"""

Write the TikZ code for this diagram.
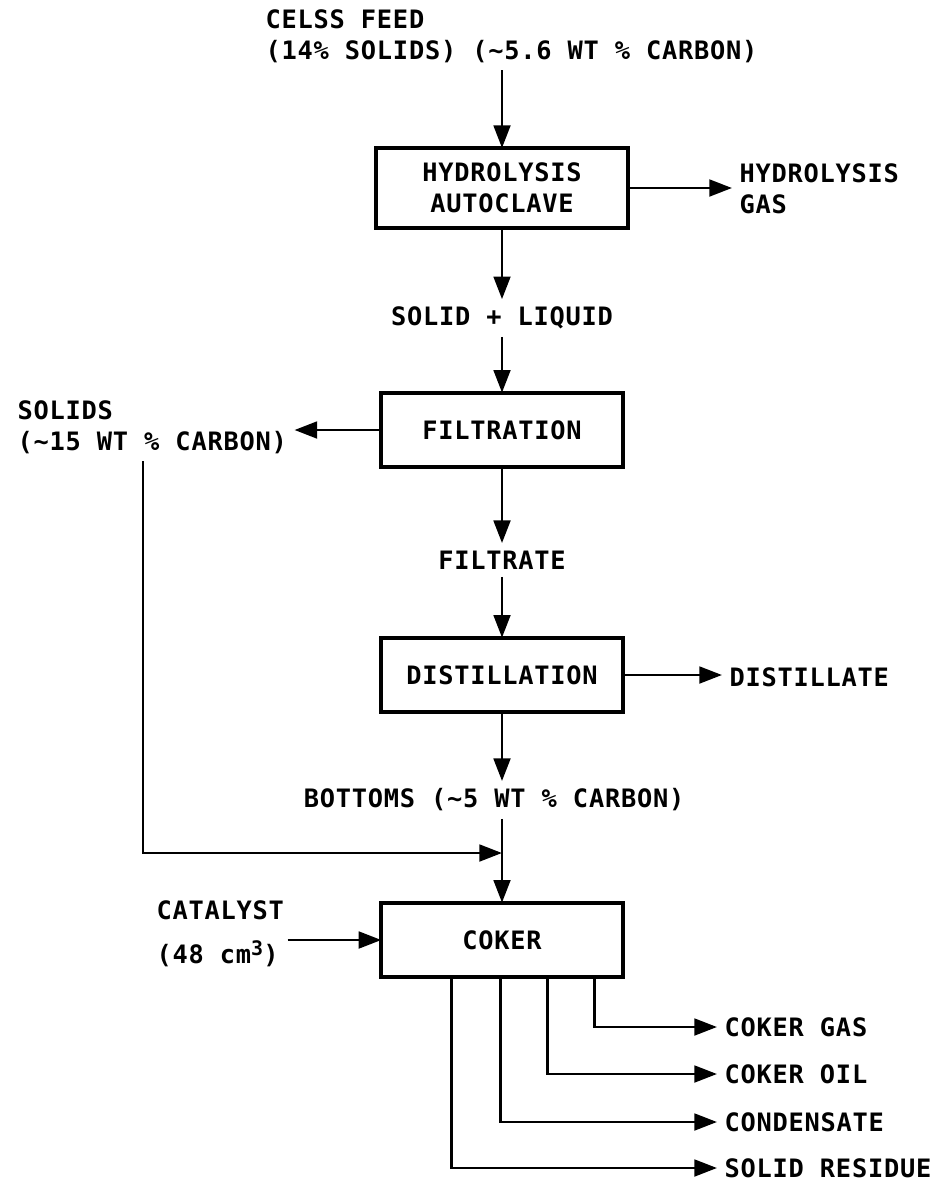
\documentclass[tikz,border=0pt]{standalone}
\usepackage{fontspec}
\usetikzlibrary{arrows.meta}
\newfontfamily\lettering[LetterSpace=3]{DejaVu Sans Mono}

\begin{document}
\begin{tikzpicture}[x=0.75pt,y=0.75pt,yscale=-1,xscale=1,
  lbl/.style={font=\lettering\bfseries\fontsize{19}{23}\selectfont, inner sep=0.75pt, outer sep=5pt},
  unitbox/.style={lbl, draw, line width=2.8pt, outer sep=0pt, minimum width=181pt, minimum height=56pt, align=center},
  flow/.style={line width=2.2pt, -{Triangle[length=17pt,width=12.5pt]}}]
\useasboundingbox (0,0) rectangle (932,1185);

% process units
\node[unitbox, minimum width=189pt, minimum height=60pt] (hydro) at (502,188) {HYDROLYSIS\\AUTOCLAVE};
\node[unitbox] (filtration) at (502,430) {FILTRATION};
\node[unitbox] (distillation) at (502,675) {DISTILLATION};
\node[unitbox] (coker) at (502,940) {COKER};

% stream labels
\node[lbl, anchor=west, align=left] (feed) at (258,36) {CELSS FEED\\(14\% SOLIDS) (\textasciitilde5.6 WT \% CARBON)};
\node[lbl, anchor=west, align=left] (hydrogas) at (732,189) {HYDROLYSIS\\GAS};
\node[lbl] (slurry) at (502,318) {SOLID + LIQUID};
\node[lbl, anchor=west, align=left] (solids) at (10,427) {SOLIDS\\(\textasciitilde15 WT \% CARBON)};
\node[lbl] (filtrate) at (502,560) {FILTRATE};
\node[lbl, anchor=west] (distillate) at (722,677) {DISTILLATE};
\node[lbl, anchor=east] (bottoms) at (692,800) {BOTTOMS (\textasciitilde5 WT \% CARBON)};
\node[lbl, anchor=west, align=left, outer sep=2pt] (catalyst) at (153,934) {CATALYST\\[10pt](48 cm\raisebox{6pt}{\fontsize{15}{15}\selectfont 3})};
\node[lbl, anchor=west] (cokergas) at (717,1027) {COKER GAS};
\node[lbl, anchor=west] (cokeroil) at (717,1074) {COKER OIL};
\node[lbl, anchor=west] (condensate) at (717,1122) {CONDENSATE};
\node[lbl, anchor=west] (residue) at (717,1168) {SOLID RESIDUE};
\coordinate (solidsturn) at (143,853);

% main line
\draw[flow] (feed.south -| hydro.north) -- (hydro.north);
\draw[flow] (hydro) -- (slurry);
\draw[flow] (slurry) -- (filtration);
\draw[flow] (filtration) -- (filtrate);
\draw[flow] (filtrate) -- (distillation);
\draw[flow] (distillation.south) -- (distillation.south |- bottoms.north);
\draw[flow] (bottoms.south -| coker.north) -- (coker.north);

% side streams
\draw[flow] (hydro.east) -- (hydro.east -| hydrogas.west);
\draw[flow] (filtration.west) -- (filtration.west -| solids.east);
\draw[flow] (distillation.east) -- (distillation.east -| distillate.west);
\draw[flow] (solids.south -| solidsturn) -- (solidsturn) -- (solidsturn -| coker.north);
\draw[flow] (catalyst.east |- coker.west) -- (coker.west);

% coker products
\foreach \dx/\out in {213/cokergas, 166/cokeroil, 119/condensate, 70/residue}
  \draw[flow] ([xshift=\dx*0.75pt]coker.south west) |- (\out.west);

\end{tikzpicture}
\end{document}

"""

■ WRITTEN INSTRUCTION
Leave the pictures out and please restate exactly the lines running from the start of the material through the one with "(coker) at (502,940)".

■ RESULT FOR THIS EXERCISE
Write the TikZ code for this diagram.
\documentclass[tikz,border=0pt]{standalone}
\usepackage{fontspec}
\usetikzlibrary{arrows.meta}
\newfontfamily\lettering[LetterSpace=3]{DejaVu Sans Mono}

\begin{document}
\begin{tikzpicture}[x=0.75pt,y=0.75pt,yscale=-1,xscale=1,
  lbl/.style={font=\lettering\bfseries\fontsize{19}{23}\selectfont, inner sep=0.75pt, outer sep=5pt},
  unitbox/.style={lbl, draw, line width=2.8pt, outer sep=0pt, minimum width=181pt, minimum height=56pt, align=center},
  flow/.style={line width=2.2pt, -{Triangle[length=17pt,width=12.5pt]}}]
\useasboundingbox (0,0) rectangle (932,1185);

% process units
\node[unitbox, minimum width=189pt, minimum height=60pt] (hydro) at (502,188) {HYDROLYSIS\\AUTOCLAVE};
\node[unitbox] (filtration) at (502,430) {FILTRATION};
\node[unitbox] (distillation) at (502,675) {DISTILLATION};
\node[unitbox] (coker) at (502,940) {COKER};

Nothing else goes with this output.